▶ [Given problem] Search the data below for "script"; list each line that holds it.
>> Start Record set
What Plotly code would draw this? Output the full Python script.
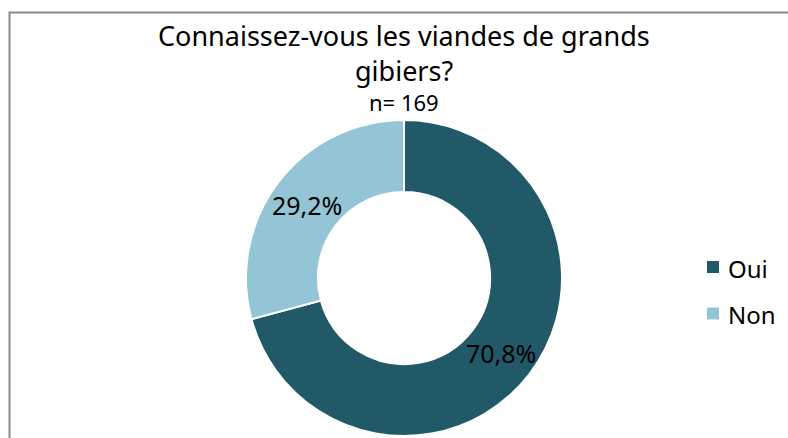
import math
import plotly.graph_objects as go

categories = ["Oui", "Non"]
values = [70.8, 29.2]
value_labels = ["70,8%", "29,2%"]
colors = ["#215968", "#93C5D6"]
title_line1 = "Connaissez-vous les viandes de grands"
title_line2 = "gibiers?"
subtitle = "n= 169"

W, H = 788, 438
cx, cy, r = 404, 278, 158
hole = 0.545
FONT = "Noto Sans"

fig = go.Figure(go.Pie(
    labels=categories,
    values=values,
    textinfo="none",
    hole=hole,
    sort=False,
    direction="clockwise",
    rotation=0,
    marker=dict(colors=colors, line=dict(color="white", width=2)),
    domain=dict(x=[(cx - r) / W, (cx + r) / W], y=[(H - (cy + r)) / H, (H - (cy - r)) / H]),
    hoverinfo="skip",
    showlegend=False,
))

shapes = [dict(type="rect", xref="paper", yref="paper",
               x0=9.5 / W, x1=1.05, y0=-0.05, y1=1 - 12.5 / H,
               line=dict(color="#8a8a8a", width=2), fillcolor="rgba(0,0,0,0)")]
annotations = [
    dict(text=title_line1, x=cx / W, y=1 - 35 / H, xref="paper", yref="paper",
         showarrow=False, xanchor="center", yanchor="middle",
         font=dict(family=FONT, size=27, color="black")),
    dict(text=title_line2, x=cx / W, y=1 - 70 / H, xref="paper", yref="paper",
         showarrow=False, xanchor="center", yanchor="middle",
         font=dict(family=FONT, size=27, color="black")),
    dict(text=subtitle, x=cx / W, y=1 - 102 / H, xref="paper", yref="paper",
         showarrow=False, xanchor="center", yanchor="middle",
         font=dict(family=FONT, size=22, color="black")),
]

# slice labels placed at the middle of each ring segment (derived from values)
total = sum(values)
mid_r = r * (1 + hole) / 2
cum = 0.0
for v, lab in zip(values, value_labels):
    ang = 2 * math.pi * (cum + v / 2) / total
    cum += v
    lx = cx + mid_r * math.sin(ang)
    ly = cy - mid_r * math.cos(ang)
    annotations.append(dict(text=lab, x=lx / W, y=1 - (ly + 1) / H, xref="paper", yref="paper",
                            showarrow=False, xanchor="center", yanchor="middle",
                            font=dict(family=FONT, size=25, color="black")))

# manual legend built from categories / colors
leg_x, leg_y0, leg_dy, sq = 707, 267, 46.5, 12
for i, (cat, col) in enumerate(zip(categories, colors)):
    yc = leg_y0 + i * leg_dy
    shapes.append(dict(type="rect", xref="paper", yref="paper",
                       x0=leg_x / W, x1=(leg_x + sq) / W,
                       y0=1 - (yc + sq / 2) / H, y1=1 - (yc - sq / 2) / H,
                       line=dict(width=0), fillcolor=col))
    annotations.append(dict(text=cat, x=(leg_x + sq + 7) / W, y=1 - (yc + 1) / H,
                            xref="paper", yref="paper", showarrow=False,
                            xanchor="left", yanchor="middle",
                            font=dict(family=FONT, size=24, color="black")))

fig.update_layout(
    width=W, height=H,
    margin=dict(l=0, r=0, t=0, b=0),
    paper_bgcolor="white",
    shapes=shapes,
    annotations=annotations,
)

fig.write_html("out.html", config={"displayModeBar": False})

with open("out.html", "r", encoding="utf-8") as f:
    html = f.read()
html = html.replace("<head>", "<head><style>html,body{margin:0;padding:0;overflow:hidden;}</style>", 1)
with open("out.html", "w", encoding="utf-8") as f:
    f.write(html)
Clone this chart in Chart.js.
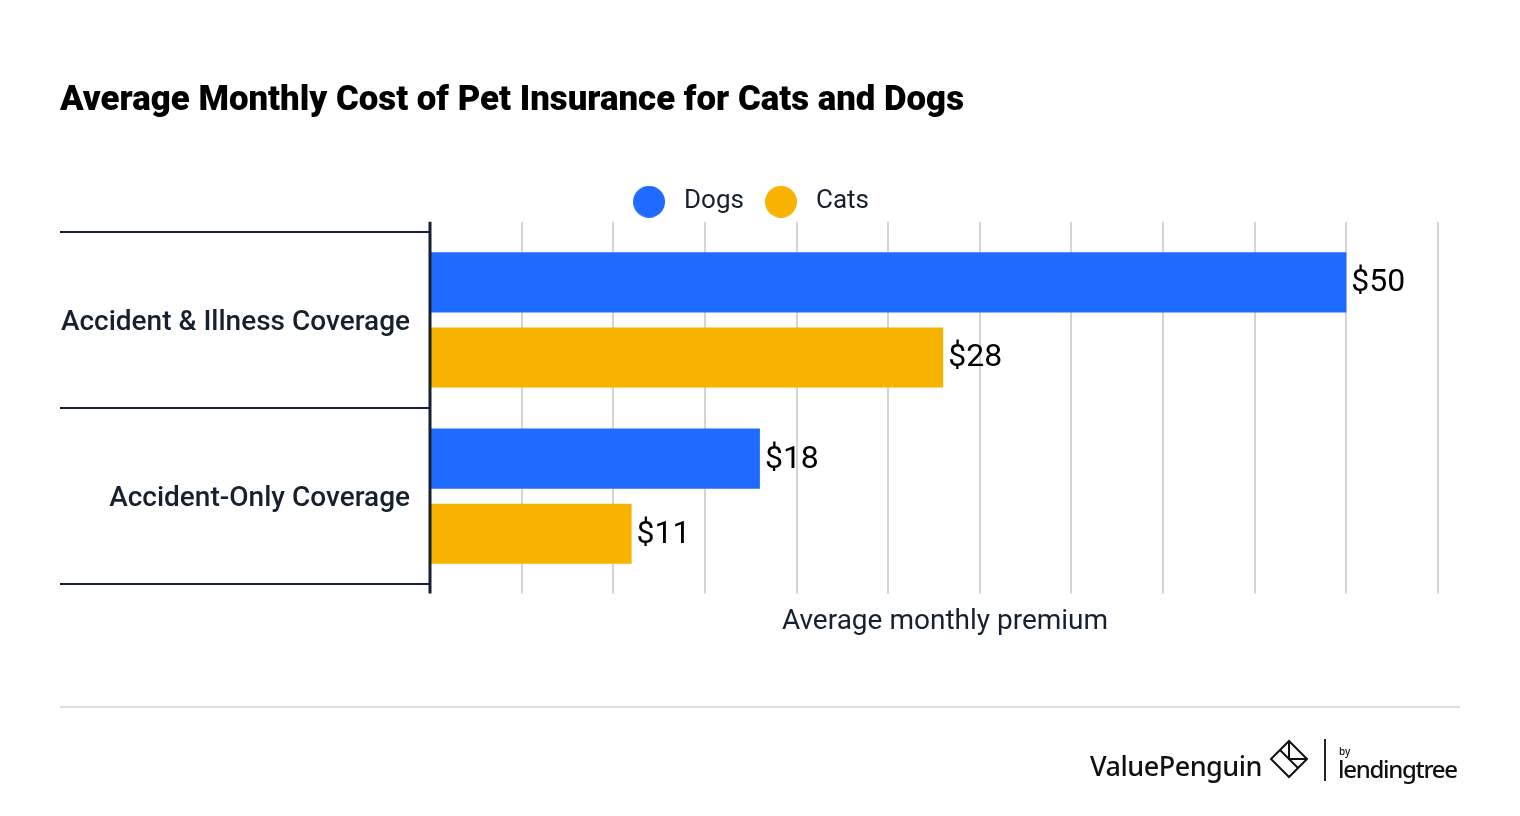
<!DOCTYPE html>
<html>
<head>
<meta charset="utf-8">
<script src="https://cdn.jsdelivr.net/npm/chart.js@4.4.0/dist/chart.umd.min.js"></script>
<style>
  body { margin: 0; background: #fff; }
  #wrap { position: relative; width: 1520px; height: 816px; }
  #wrap canvas { position: absolute; left: 0; top: 0; }
  .rule { position: absolute; left: 60px; top: 706px; width: 1400px; height: 2px; background: #dedede; }
  .vp { position: absolute; left: 1090px; top: 747px; font: 500 27px "Noto Sans", sans-serif; letter-spacing: -0.5px; color: #111; }
  .vp-icon { position: absolute; left: 1269px; top: 739px; }
  .sep { position: absolute; left: 1324px; top: 739px; width: 2px; height: 42px; background: #222; }
  .by { position: absolute; left: 1339px; top: 744px; font: 500 10px "Noto Sans", sans-serif; color: #111; }
  .lt { position: absolute; left: 1338px; top: 752px; font: 500 24px "Noto Sans", sans-serif; letter-spacing: -1.3px; color: #111; }
</style>
</head>
<body>
<div id="wrap">
  <canvas id="chart" width="1520" height="816"></canvas>
  <div class="rule"></div>
  <div class="vp">ValuePenguin</div>
  <svg class="vp-icon" width="40" height="40" viewBox="0 0 40 40">
    <g fill="none" stroke="#111" stroke-width="2">
      <path d="M20 2 L38 20 L20 38 L2 20 Z"/>
      <path d="M20 2 L20 20 L38 20"/>
      <path d="M11 11 L29 29"/>
    </g>
  </svg>
  <div class="sep"></div>
  <div class="by">by</div>
  <div class="lt">lendingtree</div>
</div>

<script>
// Chart data
const categories = ["Accident & Illness Coverage", "Accident-Only Coverage"];
const dogs = [50, 18];
const cats = [28, 11];
const gridValues = [5, 10, 15, 20, 25, 30, 35, 40, 45, 50, 55];

const ink = "#16202e";
const dogBlue = "#1f6bff";
const catGold = "#f8b300";

// round legend dots, drawn once so the gap to the text can be set
function makeDot(color) {
    const c = document.createElement("canvas");
    c.width = 32;
    c.height = 32;
    const g = c.getContext("2d");
    g.fillStyle = color;
    g.beginPath();
    g.arc(16, 16, 16, 0, Math.PI * 2);
    g.fill();
    return c;
}
const legendDots = [makeDot(dogBlue), makeDot(catGold)];

// grid, axis line, category separators and value labels
const decorPlugin = {
    id: "decor",
    beforeInit(chart) {
        const legend = chart.legend;
        // a bit of room between legend and plot
        const fit = legend.fit;
        legend.fit = function () {
            fit.call(this);
            this.height += 9;
        };
        // legend sits a little left of centre
        const draw = legend.draw;
        legend.draw = function (area) {
            this.ctx.save();
            this.ctx.translate(-12, 2);
            draw.call(this, area);
            this.ctx.restore();
        };
    },
    beforeDatasetsDraw(chart) {
        const { ctx, chartArea: a, scales: { x, y } } = chart;
        ctx.save();

        ctx.strokeStyle = "#d4d4d4";
        ctx.lineWidth = 2;
        gridValues.forEach(v => {
            const px = Math.round(x.getPixelForValue(v));
            ctx.beginPath();
            ctx.moveTo(px, a.top - 10);
            ctx.lineTo(px, a.bottom + 9);
            ctx.stroke();
        });

        const band = (y.bottom - y.top) / categories.length;
        ctx.strokeStyle = ink;
        ctx.lineWidth = 2;
        for (let i = 0; i <= categories.length; i++) {
            const py = Math.round(y.top + band * i);
            ctx.beginPath();
            ctx.moveTo(60, py);
            ctx.lineTo(a.left, py);
            ctx.stroke();
        }
        ctx.restore();
    },
    afterDatasetsDraw(chart) {
        const { ctx, chartArea: a } = chart;
        ctx.save();

        ctx.strokeStyle = ink;
        ctx.lineWidth = 3;
        ctx.beginPath();
        ctx.moveTo(a.left, a.top - 10);
        ctx.lineTo(a.left, a.bottom + 9);
        ctx.stroke();

        ctx.font = "32px Roboto";
        ctx.fillStyle = "#000";
        ctx.textAlign = "left";
        ctx.textBaseline = "middle";
        chart.data.datasets.forEach((ds, di) => {
            chart.getDatasetMeta(di).data.forEach((bar, i) => {
                ctx.fillText("$" + ds.data[i], bar.x + 5, bar.y + 1);
            });
        });
        ctx.restore();
    }
};

const ctx = document.getElementById("chart").getContext("2d");

new Chart(ctx, {
    type: "bar",
    data: {
        labels: categories,
        datasets: [
            { label: "Dogs", data: dogs, backgroundColor: dogBlue, borderWidth: 0 },
            { label: "Cats", data: cats, backgroundColor: catGold, borderWidth: 0 }
        ]
    },
    options: {
        indexAxis: "y",
        responsive: false,
        animation: false,
        categoryPercentage: 150 / 176,
        barPercentage: 0.8,
        layout: { padding: { top: 60, left: 60, right: 60, bottom: 177 } },
        plugins: {
            title: {
                display: true,
                text: "Average Monthly Cost of Pet Insurance for Cats and Dogs",
                align: "start",
                color: "#000",
                font: { family: "Roboto", size: 34.8, weight: "900" },
                padding: { top: 20, bottom: 50 }
            },
            legend: {
                display: true,
                labels: {
                    usePointStyle: true,
                    pointStyleWidth: 44,
                    padding: 15,
                    color: ink,
                    font: { family: "Roboto", size: 26 },
                    generateLabels(chart) {
                        const items = Chart.defaults.plugins.legend.labels.generateLabels(chart);
                        items.forEach((item, i) => { item.pointStyle = legendDots[i]; });
                        return items;
                    }
                }
            },
            tooltip: { enabled: false }
        },
        scales: {
            x: {
                min: 0,
                max: 56.2,
                ticks: { display: false, stepSize: 5, includeBounds: false },
                grid: { display: false, drawTicks: false },
                border: { display: false },
                title: {
                    display: true,
                    text: "Average monthly premium",
                    color: ink,
                    font: { family: "Roboto", size: 28 },
                    padding: { top: 21, bottom: 0 }
                }
            },
            y: {
                ticks: {
                    color: ink,
                    font: { family: "Roboto", size: 28, weight: "500" },
                    padding: 20,
                    labelOffset: 3
                },
                grid: { display: false, drawTicks: false },
                border: { display: false },
                afterFit(scale) { scale.width = 370; }
            }
        }
    },
    plugins: [decorPlugin]
});
</script>
</body>
</html>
>> End Record set
▶ [Correct answer]
What Plotly code would draw this? Output the full Python script.
<script src="https://cdn.jsdelivr.net/npm/chart.js@4.4.0/dist/chart.umd.min.js"></script>
<script>
</script>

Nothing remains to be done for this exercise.